= Classwide Peer Tutoring =

Education practice

Classwide Peer Tutoring (CWPT) is a variation of peer-mediated instruction that has been used in elementary, middle school, and high school classrooms. In CWPT students form pairs and take turns in the roles of tutor and student. Students earn points for their teams by participating in the tutoring and the winning team is recognized. Researchers have investigated CWPT's effectiveness in several different academic areas.

== Description ==
Classwide Peer Tutoring (CWPT) is a form of peer-mediated instruction where the teacher creates pairs of students that alternately fill the roles of tutor and student. The tutor asks questions, records points, and provides feedback on whether the student's response matches the correct response designated by the teacher. The student responds orally and/or in writing to the questions and practices the correct answer three times when errors are made. The teacher supervises the tutoring and awards points for good tutoring. A classroom's student pairs are divided into two teams, and they earn points for their respective teams by answering questions correctly, correcting their incorrect answers, and tutoring appropriately. At the end of a week, the team that has earned the most points is recognized as the winning team. CWPT has been used to help students learn spelling, math facts, basic word reading, reading fluency, vocabulary, and facts related to an area of study. There appear to be more published studies of CWPT with positive outcomes in the area of spelling than in other areas. The CWPT technique has been used with several different age levels: pre-school, elementary, middle school, and high school. CWPT was initially developed and researched in the early 1980s at the Juniper Gardens Children's Project at the University of Kansas.

== Rationale ==
The developers of CWPT suggest that this technique provides students more opportunities to practice content or skills, encourages them to engage in active learning, and lets them receive immediate feedback. CWPT is also thought to provide students with practice using social skills.

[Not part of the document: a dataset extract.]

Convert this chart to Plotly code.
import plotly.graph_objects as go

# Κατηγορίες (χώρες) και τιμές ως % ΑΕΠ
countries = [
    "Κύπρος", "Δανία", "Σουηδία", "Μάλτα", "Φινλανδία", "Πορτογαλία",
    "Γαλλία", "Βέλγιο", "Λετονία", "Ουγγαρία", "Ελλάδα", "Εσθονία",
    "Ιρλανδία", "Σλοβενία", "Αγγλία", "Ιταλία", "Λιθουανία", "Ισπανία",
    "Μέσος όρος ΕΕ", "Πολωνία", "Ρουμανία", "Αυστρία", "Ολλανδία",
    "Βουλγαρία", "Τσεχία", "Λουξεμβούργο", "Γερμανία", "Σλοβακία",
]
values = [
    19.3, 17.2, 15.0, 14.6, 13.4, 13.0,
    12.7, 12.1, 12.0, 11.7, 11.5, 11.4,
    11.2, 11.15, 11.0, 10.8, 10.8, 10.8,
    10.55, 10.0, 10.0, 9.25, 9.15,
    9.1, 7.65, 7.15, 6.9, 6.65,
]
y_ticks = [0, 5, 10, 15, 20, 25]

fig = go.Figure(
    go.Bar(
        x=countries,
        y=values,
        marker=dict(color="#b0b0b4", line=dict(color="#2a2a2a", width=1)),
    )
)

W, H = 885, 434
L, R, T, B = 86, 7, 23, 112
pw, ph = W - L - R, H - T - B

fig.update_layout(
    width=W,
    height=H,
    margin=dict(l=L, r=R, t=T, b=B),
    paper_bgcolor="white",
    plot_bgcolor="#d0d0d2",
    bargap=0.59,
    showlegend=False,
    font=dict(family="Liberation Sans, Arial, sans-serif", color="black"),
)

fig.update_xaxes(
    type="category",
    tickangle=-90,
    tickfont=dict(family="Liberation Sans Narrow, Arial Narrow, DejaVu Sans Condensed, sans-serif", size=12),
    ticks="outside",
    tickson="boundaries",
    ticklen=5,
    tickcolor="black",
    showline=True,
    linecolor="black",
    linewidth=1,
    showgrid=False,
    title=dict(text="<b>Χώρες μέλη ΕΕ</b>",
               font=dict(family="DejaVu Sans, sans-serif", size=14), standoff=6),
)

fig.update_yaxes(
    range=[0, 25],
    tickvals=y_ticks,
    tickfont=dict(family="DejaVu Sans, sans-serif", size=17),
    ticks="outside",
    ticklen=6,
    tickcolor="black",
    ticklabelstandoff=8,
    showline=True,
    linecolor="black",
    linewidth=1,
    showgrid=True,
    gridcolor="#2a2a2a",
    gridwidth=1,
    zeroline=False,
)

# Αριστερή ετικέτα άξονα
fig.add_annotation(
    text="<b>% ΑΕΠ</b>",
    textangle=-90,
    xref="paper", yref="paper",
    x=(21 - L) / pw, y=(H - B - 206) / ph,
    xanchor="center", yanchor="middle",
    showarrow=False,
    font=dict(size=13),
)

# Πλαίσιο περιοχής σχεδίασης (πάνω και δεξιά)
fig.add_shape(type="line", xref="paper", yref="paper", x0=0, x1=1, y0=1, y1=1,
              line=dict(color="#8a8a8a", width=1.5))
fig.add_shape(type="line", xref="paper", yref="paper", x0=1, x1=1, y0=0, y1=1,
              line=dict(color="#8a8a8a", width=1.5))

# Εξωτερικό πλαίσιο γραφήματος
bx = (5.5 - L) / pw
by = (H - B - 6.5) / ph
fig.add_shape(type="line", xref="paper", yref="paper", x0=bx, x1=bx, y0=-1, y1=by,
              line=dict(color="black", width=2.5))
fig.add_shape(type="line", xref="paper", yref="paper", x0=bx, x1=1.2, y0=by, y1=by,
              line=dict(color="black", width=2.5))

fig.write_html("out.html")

== Evaluation of effectiveness ==
=== Research findings ===
CWPT has been effective for teaching spelling to both students in general education and students with attention deficit hyperactivity disorder (ADHD), mild intellectual disabilities, and learning disabilities. CWPT has helped improve the sight word retention and reading fluency of students with average school achievement, low school achievement, and learning disabilities. CWPT has also been shown to improve math fact fluency among students with and without disabilities, and it has increased the math achievement scores of middle school students with ADHD. There is also evidence that CWPT helps students of different ages learn facts, such as health and safety information, history material, and social studies concepts. CWPT has also been documented as having positive effects on the social skills and number of social interactions of students with mild disabilities and high functioning autism. There is also research demonstrating CWPT's effectiveness for teaching students of different ages and ability levels physical skills such as catching, striking a ball with a paddle, and cardio-pulmonary resuscitation skills.

=== Evaluation as an evidence-based practice ===
==== What Works Clearinghouse rating ====
The United States Department of Education's What Works Clearinghouse has evaluated CWPT for effectiveness in the areas of General Reading Achievement and English Language Learning (ELL). These evaluations resulted in a "potentially positive" effectiveness rating in the area of General Reading Achievement for elementary school students, and no rating for ELL due to the fact that no existing studies met What Works Clearinghouse criteria for evaluation. What Works Clearinghouse does not currently provide reports for CWPT's effectiveness in any other areas.

==== Promising Practices Network rating ====
Promising Practices Network considers CWPT a "Proven Program". The website states that CWPT meets full criteria for a "Proven Program" by having research outcomes that fall in the category of the website's target areas, having at least one outcome that is changed by at least 20% or .25 standard deviations, having at least one outcome with a statistically significant and meaningful effect size, having studies that use comparison groups, having studies with sample sizes of 30 or more, and by having research findings publicly available.

== Criticisms ==
A few studies have shown CWPT to have few advantages over more traditional methods of classroom instruction with middle or high school students, such as teacher-centered instruction or independent practice. Researchers have also found that while CWPT may increase the positive social interactions of students with ADHD during the tutoring, it does not necessarily affect their social behavior in other settings.